§ **YOUR OBJECTIVE**
Print exactly the lines running from the one that holds "Convert this diagram to TikZ code." through the one that holds "(collabel) at (143,481)", please, and leave the pictures out.
───── INFORMATION GIVEN ─────
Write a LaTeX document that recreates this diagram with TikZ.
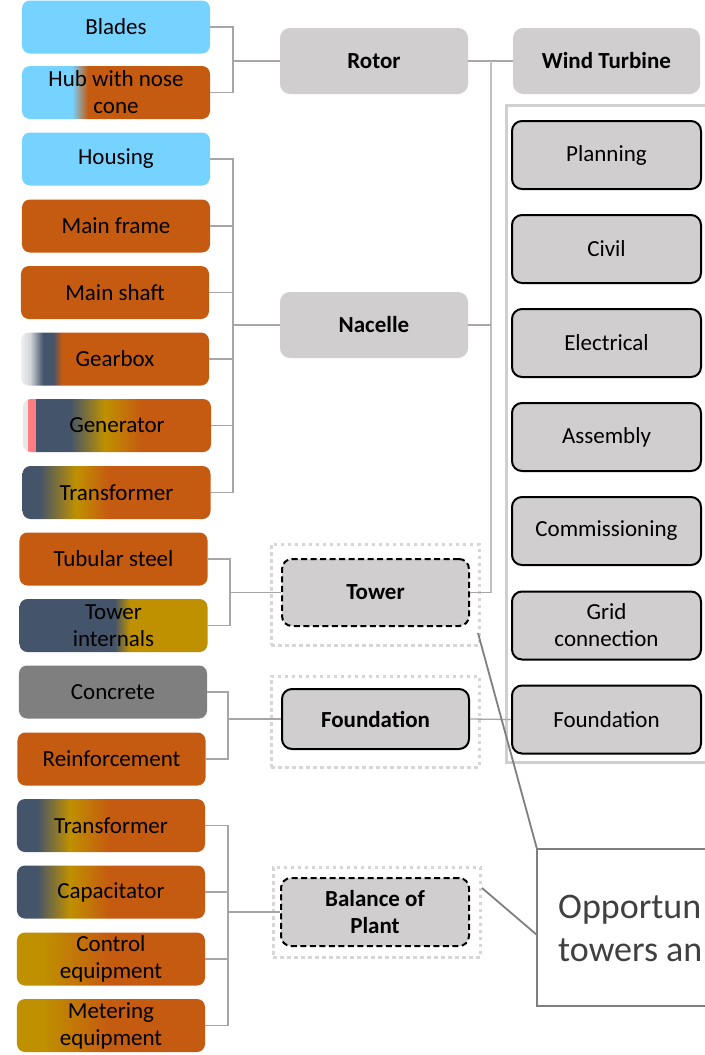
\documentclass[tikz,border=0pt]{standalone}
\usepackage{fontspec}
\setmainfont{Carlito}
\definecolor{lblue}{HTML}{76D3FF}
\definecolor{orng}{HTML}{C55A11}
\definecolor{slate}{HTML}{44546A}
\definecolor{gold}{HTML}{BF9000}
\definecolor{salmon}{HTML}{FF7C80}
\definecolor{lgray}{HTML}{E8E8E8}
\definecolor{wgray}{HTML}{F0F0F0}
\definecolor{mgray}{HTML}{D3D6DB}
\definecolor{concrete}{HTML}{7F7F7F}
\definecolor{boxgray}{HTML}{D0CECE}
\definecolor{linegray}{HTML}{A6A6A6}
\definecolor{vgray}{HTML}{BFBFBF}
\definecolor{framegray}{HTML}{CFCFCF}
\definecolor{dotgray}{HTML}{D6D6D6}
\definecolor{callgray}{HTML}{7F7F7F}
\definecolor{txtgray}{HTML}{404040}
% horizontal shadings: visible part 25bp..75bp maps to box left..right
\pgfdeclarehorizontalshading{hubsh}{100bp}{color(0bp)=(lblue); color(38.3bp)=(lblue); color(42.55bp)=(orng); color(100bp)=(orng)}
\pgfdeclarehorizontalshading{gearsh}{100bp}{color(0bp)=(wgray); color(25bp)=(wgray); color(27.4bp)=(mgray); color(30.9bp)=(slate); color(33.5bp)=(slate); color(35.9bp)=(orng); color(100bp)=(orng)}
\pgfdeclarehorizontalshading{gensh}{100bp}{color(0bp)=(lgray); color(26.25bp)=(lgray); color(26.3bp)=(salmon); color(28.4bp)=(salmon); color(28.45bp)=(slate); color(37.5bp)=(slate); color(46.8bp)=(gold); color(56.6bp)=(orng); color(100bp)=(orng)}
\pgfdeclarehorizontalshading{trafosh}{100bp}{color(0bp)=(slate); color(29.5bp)=(slate); color(39.4bp)=(gold); color(48.1bp)=(orng); color(100bp)=(orng)}
\pgfdeclarehorizontalshading{towintsh}{100bp}{color(0bp)=(slate); color(50.3bp)=(slate); color(54.3bp)=(gold); color(100bp)=(gold)}
\pgfdeclarehorizontalshading{bopsh}{100bp}{color(0bp)=(slate); color(30.3bp)=(slate); color(39.1bp)=(gold); color(49.7bp)=(orng); color(100bp)=(orng)}
\pgfdeclarehorizontalshading{ctrlsh}{100bp}{color(0bp)=(gold); color(31.9bp)=(gold); color(49.7bp)=(orng); color(100bp)=(orng)}
\tikzset{
  part/.style={rounded corners=8bp, minimum width=188bp, minimum height=53bp, inner sep=1bp,
    align=center, font=\fontsize{23bp}{27bp}\selectfont, text=black},
  group/.style={rounded corners=10bp, fill=boxgray, minimum width=188bp, minimum height=66bp,
    inner sep=1bp, align=center, font=\fontsize{23bp}{27bp}\selectfont\bfseries, text=black},
  stage/.style={rounded corners=10bp, fill=boxgray, draw=black, line width=2bp, minimum width=189bp,
    minimum height=68bp, inner sep=1bp, align=center, font=\fontsize{23bp}{27bp}\selectfont, text=black},
  dashbox/.style={draw=black, line width=2bp, dash pattern=on 6bp off 3.5bp},
  solidbox/.style={draw=black, line width=2bp},
  dotframe/.style={draw=dotgray, line width=3bp, dash pattern=on 3.5bp off 3.5bp, rectangle, inner sep=0pt, outer sep=0pt},
  conn/.style={draw=linegray, line width=1.3bp},
  trunk/.style={draw=vgray, line width=2bp},
  callline/.style={draw=callgray, line width=1.8bp},
  calltext/.style={anchor=base west, inner sep=0pt, text=txtgray, font=\fontsize{36bp}{40bp}\selectfont},
}
\begin{document}
\begin{tikzpicture}[x=1bp, y=-1bp]
\clip (0,0) rectangle (705,1055);
\fill[white] (0,0) rectangle (705,1055);

% ---------- left column: parts ----------
\node[part, fill=lblue] (blades) at (116,27) {Blades};
\node[part, shade, shading=hubsh] (hub) at (116,92.5) {Hub with nose\\cone};
\node[part, fill=lblue] (housing) at (116,159) {Housing};
\node[part, fill=orng] (mainframe) at (116,226) {Main frame};
\node[part, fill=orng] (mainshaft) at (115,292.5) {Main shaft};
\node[part, shade, shading=gearsh] (gearbox) at (115,359) {Gearbox};
\node[part, shade, shading=gensh] (generator) at (117,425.5) {Generator};
\node[part, shade, shading=trafosh] (trafoA) at (116.5,492.5) {Transformer};
\node[part, fill=orng] (tubular) at (113.5,559) {Tubular steel};
\node[part, shade, shading=towintsh] (towint) at (113.5,625.5) {Tower\\internals};
\node[part, fill=concrete] (concrete) at (113,692) {Concrete};
\node[part, fill=orng] (reinf) at (111.5,759) {Reinforcement};
\node[part, shade, shading=bopsh] (trafoB) at (111,825.5) {Transformer};
\node[part, shade, shading=bopsh] (capac) at (111,892) {Capacitator};
\node[part, shade, shading=ctrlsh] (control) at (111,959) {Control\\equipment};
\node[part, shade, shading=ctrlsh] (meter) at (111,1025.5) {Metering\\equipment};

% ---------- middle column ----------
\node[dotframe, minimum width=208bp, minimum height=101bp] (towerfr) at (375,594.5) {};
\node[dotframe, minimum width=208bp, minimum height=91bp] (foundfr) at (375,721.5) {};
\node[dotframe, minimum width=207bp, minimum height=90bp] (bopfr) at (376.5,912) {};

\node[group] (rotor) at (374,61) {Rotor};
\node[group] (nacelle) at (374,325) {Nacelle};
\node[group, dashbox, minimum width=187bp, minimum height=67bp] (tower) at (375.5,592.5) {Tower};
\node[group, solidbox, minimum width=187bp, minimum height=60bp] (found) at (375.5,719) {Foundation};
\node[group, dashbox, minimum width=188bp, minimum height=68bp] (bop) at (375,912) {Balance of\\Plant};

% ---------- right column ----------
\node[group, minimum width=187bp] (wt) at (606.5,61) {Wind Turbine};
\draw[framegray, line width=3bp] (506,105) rectangle (725,762);
\node[stage] (planning) at (606.5,155) {Planning};
\node[stage] (civil) at (606.5,249) {Civil};
\node[stage] (electrical) at (606.5,343) {Electrical};
\node[stage] (assembly) at (606.5,437) {Assembly};
\node[stage] (commiss) at (606.5,531) {Commissioning};
\node[stage] (grid) at (606.5,625.5) {Grid\\connection};
\node[stage] (rfound) at (606.5,719.5) {Foundation};

% ---------- brackets ----------
\coordinate (rb) at (233,61);
\draw[conn] (blades.east) -| (rb) |- (hub.east);
\draw[conn] (rb) -- (rotor.west);

\coordinate (nb) at (233,325);
\draw[conn] (housing.east) -| (nb) |- (trafoA.east);
\draw[conn] (mainframe.east) -- (mainframe.east -| nb);
\draw[conn] (mainshaft.east) -- (mainshaft.east -| nb);
\draw[conn] (gearbox.east) -- (gearbox.east -| nb);
\draw[conn] (generator.east) -- (generator.east -| nb);
\draw[conn] (nb) -- (nacelle.west);

\coordinate (tb) at (230,592.5);
\draw[conn] (tubular.east) -| (tb) |- (towint.east);
\draw[conn] (tb) -- (tower.west);

\coordinate (fb) at (228,719);
\draw[conn] (concrete.east) -| (fb) |- (reinf.east);
\draw[conn] (fb) -- (found.west);

\coordinate (bb) at (228,912);
\draw[conn] (trafoB.east) -| (bb) |- (meter.east);
\draw[conn] (capac.east) -- (capac.east -| bb);
\draw[conn] (control.east) -- (control.east -| bb);
\draw[conn] (bb) -- (bop.west);

% ---------- trunk to wind turbine ----------
\coordinate (vt) at (491,61);
\coordinate (vb) at (491,592.5);
\draw[conn] (rotor.east) -- (wt.west);
\draw[trunk] (vt) -- (vb);
\draw[conn] (nacelle.east) -- (nacelle.east -| vt);
\draw[conn] (tower.east) -- (vb);
\draw[conn] (found.east) -- (rfound.west);

% ---------- callout ----------
\node[draw=callgray, line width=2bp, rectangle, inner sep=0pt, outer sep=0pt,
      minimum width=200bp, minimum height=157bp] (callout) at (637,927.5) {};
\node[calltext] (callA) at (558,918) {Opportun};
\node[calltext] (callB) at (558,961) {towers an};
\coordinate (tp) at (478,633);
\coordinate (bp) at (482,888);
\coordinate (cl) at (537,935);
\draw[callline] (tp) -- (callout.north west);
\draw[callline] (bp) -- (cl);
\end{tikzpicture}
\end{document}
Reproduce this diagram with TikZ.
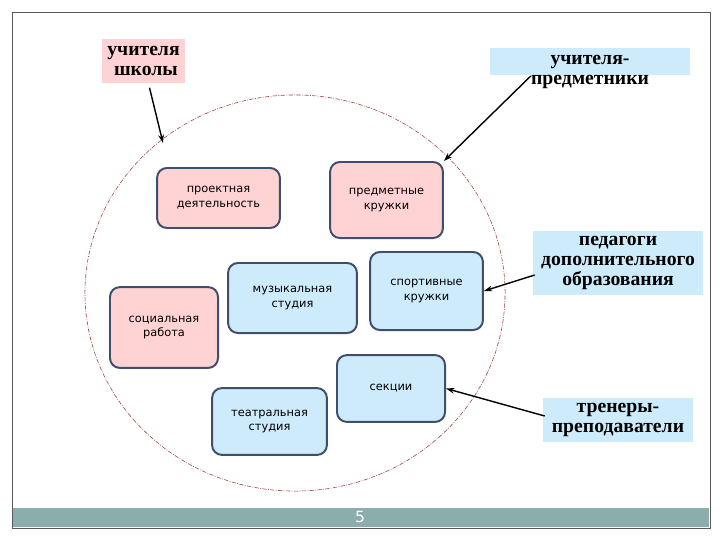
\documentclass[tikz,border=0pt]{standalone}
\usepackage{fontspec}
\setmainfont{Liberation Serif}
\newfontfamily\boxfont{DejaVu Sans}
\usepackage{tikz}
\usetikzlibrary{arrows.meta,calc}
\definecolor{boxpink}{HTML}{FFD3D3}
\definecolor{boxblue}{HTML}{CDEBFB}
\definecolor{boxedge}{HTML}{3E4E6C}
\definecolor{labelpink}{HTML}{FFD3D6}
\definecolor{labelblue}{HTML}{CDEBFB}
\definecolor{ringred}{HTML}{A03A3A}
\definecolor{barteal}{HTML}{8BADAC}

\begin{document}
\begin{tikzpicture}[x=0.025cm,y=-0.025cm,
    activity/.style={draw=boxedge,line width=1.4pt,rounded corners=7pt,align=center,
      font=\boxfont\fontsize{8.1}{10.6}\selectfont,inner sep=0pt},
    pinkbox/.style={activity,fill=boxpink},
    bluebox/.style={activity,fill=boxblue},
    who/.style={align=center,font=\bfseries\fontsize{14}{14.2}\selectfont,inner sep=0pt},
    pointer/.style={-{Stealth[length=6pt,width=4pt]},line width=1pt,black}]
    \useasboundingbox (0,0) rectangle (720,540);
    % slide frame and footer
    \draw[gray!70!black,line width=0.7pt] (12,12) rectangle (710,528);
    \fill[barteal] (13,508) rectangle (709,527);
    \node[text=white,font=\boxfont\fontsize{11}{11}\selectfont] (page) at (360,517) {5};
    % ring of the school
    \draw[ringred,line width=0.4pt,dash pattern=on 3pt off 1pt on 0.6pt off 1pt]
      (295,293) ellipse [x radius=5.25cm,y radius=4.95cm];
    \coordinate (ringtop) at (163,143);
    % activities
    \node[pinkbox,minimum width=3.07cm,minimum height=1.5cm] (proj) at (218.5,198) {проектная\\деятельность};
    \node[pinkbox,minimum width=2.82cm,minimum height=1.9cm] (subj) at (386.5,200) {предметные\\кружки};
    \node[bluebox,minimum width=3.22cm,minimum height=1.75cm] (music) at (292.5,298) {музыкальная\\студия};
    \node[bluebox,minimum width=2.82cm,minimum height=1.95cm] (sport) at (426.5,291) {спортивные\\кружки};
    \node[pinkbox,minimum width=2.7cm,minimum height=2.02cm] (social) at (164,327.5) {социальная\\работа};
    \node[bluebox,minimum width=2.7cm,minimum height=1.67cm] (sect) at (391,388.5) {секции};
    \node[bluebox,minimum width=2.87cm,minimum height=1.67cm] (theatre) at (269.5,421.5) {театральная\\студия};
    % who leads them
    \node[who,fill=labelpink,minimum width=2.07cm,minimum height=1.12cm] (teach) at (143.5,61) {учителя\\\ школы};
    \fill[labelblue] (490,48) rectangle (690,75);
    \node[who] (subjt) at (590,72) {учителя-\\предметники};
    \node[who,fill=labelblue,minimum width=4.25cm,minimum height=1.62cm] (ped) at (618,263) {педагоги\\дополнительного\\образования};
    \node[who,fill=labelblue,minimum width=3.75cm,minimum height=1.12cm] (coach) at (618,420) {тренеры-\\преподаватели};
    % arrows
    \draw[pointer] (teach.south) ++(6,4) -- (ringtop);
    \draw[pointer] (subjt.west) ++(0,4) -- (subj.north east);
    \draw[pointer] (ped.west) ++(2,12) -- (sport.east);
    \draw[pointer] (coach.west) ++(2,-4) -- (sect.east);
\end{tikzpicture}
\end{document}
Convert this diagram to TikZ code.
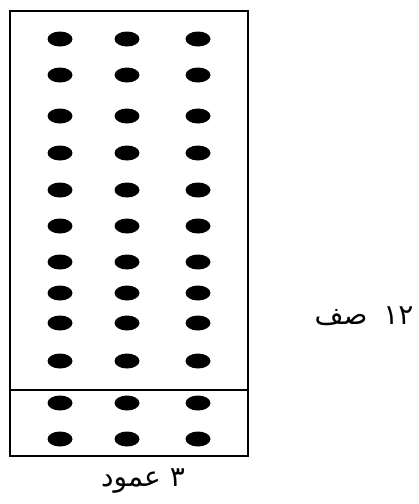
\documentclass[tikz,border=0pt]{standalone}
\usepackage{fontspec}
\newfontfamily\arabicfont[Script=Arabic]{DejaVu Sans}
\TeXXeTstate=1

\begin{document}
\begin{tikzpicture}[
  x=1pt, y=-1pt,
  every node/.style={font=\arabicfont\fontsize{28}{32}\selectfont},
  seat/.style={fill=black},
]

% ---- Frame: page in px, y downward ----
\useasboundingbox (0,0) rectangle (419,504);

% ---- Outer box and divider ----
\draw[line width=2pt] (10,11) rectangle (248,456);
\draw[line width=1.4pt] (10,390) -- (248,390);

% ---- Dots: 12 rows x 3 columns ----
\foreach \y in {39, 75, 116, 153, 190, 226, 262, 293, 323, 361, 403, 439} {
  \foreach \x in {60, 127, 198} {
    \fill[seat] (\x,\y) ellipse [x radius=12.5, y radius=7.5];
  }
}

% ---- Labels ----
\node (rowlabel) at (364,316) {\beginR ١٢\hspace{0.25em} صف\endR};
\node (collabel) at (143,481) {\beginR ٣ عمود\endR};

\end{tikzpicture}
\end{document}
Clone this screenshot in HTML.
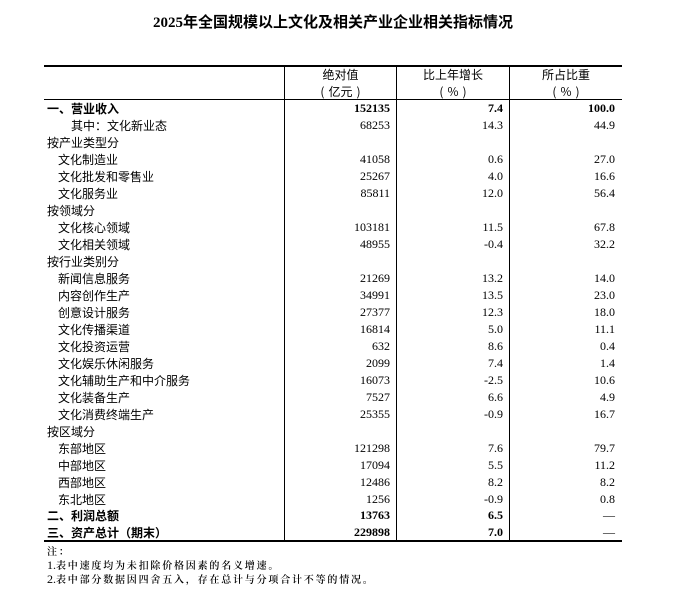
─────
§ **OUTPUT OF THE EXERCISE**
Convert this diagram to TikZ code.
\documentclass[tikz,border=0pt]{standalone}
\usepackage{fontspec}
\newfontfamily\arabicfont[Script=Arabic]{DejaVu Sans}
\TeXXeTstate=1

\begin{document}
\begin{tikzpicture}[
  x=1pt, y=-1pt,
  every node/.style={font=\arabicfont\fontsize{28}{32}\selectfont},
  seat/.style={fill=black},
]

% ---- Frame: page in px, y downward ----
\useasboundingbox (0,0) rectangle (419,504);

% ---- Outer box and divider ----
\draw[line width=2pt] (10,11) rectangle (248,456);
\draw[line width=1.4pt] (10,390) -- (248,390);

% ---- Dots: 12 rows x 3 columns ----
\foreach \y in {39, 75, 116, 153, 190, 226, 262, 293, 323, 361, 403, 439} {
  \foreach \x in {60, 127, 198} {
    \fill[seat] (\x,\y) ellipse [x radius=12.5, y radius=7.5];
  }
}

% ---- Labels ----
\node (rowlabel) at (364,316) {\beginR ١٢\hspace{0.25em} صف\endR};
\node (collabel) at (143,481) {\beginR ٣ عمود\endR};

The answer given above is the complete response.